Я вижу, я знаю, я помню одно:
Какое высокое счастье дано
И мне, и Тому, кто, безмолвный,
Присутствовал на погребенье своем,
Когда выходили мы в море втроем,
В балтийские вольные волны.
84.
18 сентября 1977
Дорогая Свет-Лань,
ну вот, добралась до письма! Именно добралась, потому что кому, как не Вам, понятно, что значит не иметь времени, и у меня не только времени, но и простых конвертов не было, потому что льют водопады с неба, ветер сумасшедший, на почтовом отделении хронический замок, и купить конверты можно только сжав челюсти и устремившись в черные мокрые дали. Ну, и жизнь! Великан пропал, он снимается в Ленфильме, возвращается очень поздно, умирая от голода: там пожевать негде и нечего.
Я не успела Вам сказать по телефону о грандиозном урагане с наводнением. Всё кругом ныло и ревело, тучи летели во всех направлениях, парк шатался, как пьяный, градом сыпались яблоки, а Нева шла прямо на ДВС, и лужайки парка быстро превращались в озера. Нечего и говорить, что я отправилась встречать Неву, отступая от нее по мере приближении воды…
О нашем доме – прихожей гроба – рассказать ничего не могу, забилась в свой скит и работаю.
Обнимаю, целую и очень жалею, что так мало Вас видела в Москве. Приеду теперь, когда выйдет сборник.
Ваша Вега
85.
8 ноября 1977
Дорогая Светлана,
опять лежу у себя, дикие боли не проходят, температура каждый вечер 38, очевидно, меня поместят в клинику.
Писать мне очень трудно, нет положения, при котором едва удерживаешься от крика. Пишите мне, – это всего нужнее. Сейчас придут делать укол. Целую.
Ваша Вега
86.
13 ноября 1977
Дорогая Светлана,
доктор, присланный Дудиным, мне очень помог, и если я и болею, то никому не в тягость, никому не мешаю жить. Я даже сама уже могу подметать комнату, вытирать пыль, стелить постель и принимать позы, при которых не плачу от боли. Конечно, ни о каких прогулках речи быть не может, они ограничиваются выходом в коридор, пока проветривается комната. Но и говорить, и слушать я вполне способна. Заботиться обо мне никому не нужно, две картофелины мне варит Островская.
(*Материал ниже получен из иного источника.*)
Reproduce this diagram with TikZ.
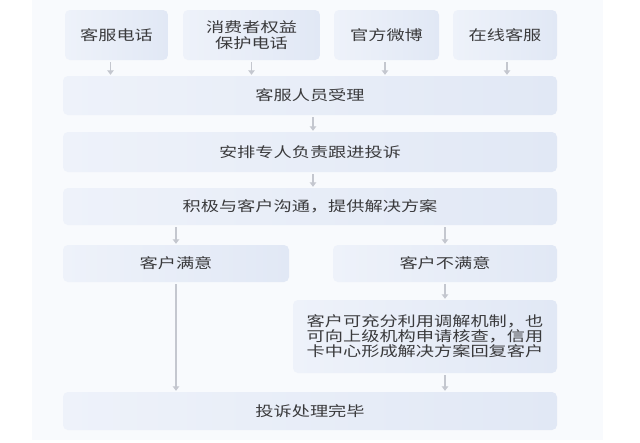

Гранаты выжимаю сама и сама себе делаю чай.
После выхода драгоценного (если бы!) камня из почки воспаление обострилось, но постепенно успокаивается, так что сегодня я впервые попробовала повернуться на правый бок и обошлось почта хорошо…
К уходу Бориса Сергеевича я не могу привыкнуть, но знаю, что если директор позволит мне переселиться в его комнату, мне будет легче, останется вся привычная атмосфера, будто присутствие…
Целую Вас крепко, надеюсь на письмо, на стихи, на приезд.
Ваша Вега
87.
17 декабря 1977
Дорогая Светлана,
не зря мой бедный великан говорил, что были когда-то Ваньки-встаньки, а я Манька-встанька. Ведь ко мне в лазарет никого не пускали, и могу сказать, что даже в тяжелом сыпняке такого ужаса я не переживала. Была в мирах совершенно фантастических, но потом жар спал, и я протрезвела. Теперь мне запрещено всё на свете, кроме вареной рыбы и моркови всех видов.
В моем бредовом состоянии какие-то пятна всё же выделялись, и на первом месте выделилась почему-то Дина Анатольевна, наша Мона Лиза, показавшая себя в Москве в таком прекрасном облике, что я как будто Америку открыла (впрочем, эту проклятую страну я не хотела бы открывать и не благодарю за нее Колумба). Нет, не Америку, а прелестную страну, где что-то очень молодое, свежее, напоминающее детство и открытие «звезд на каблуках». Мона Лиза была более чем трогательна, и я ее полюбила искренно. Несмотря на большую «разность», между нами неожиданно много родного. Я буду рада, если она приедет в Ленинград.
Три Новых года мы с Вами встречали вместе, но на сей раз не уверена, что к приходу Деда Мороза я оживу. Тут предполагается какой-то «мюзик холл» и торжественный выход директора к елке, но это не для меня, и уж лучше запереться в моей келье Пимена.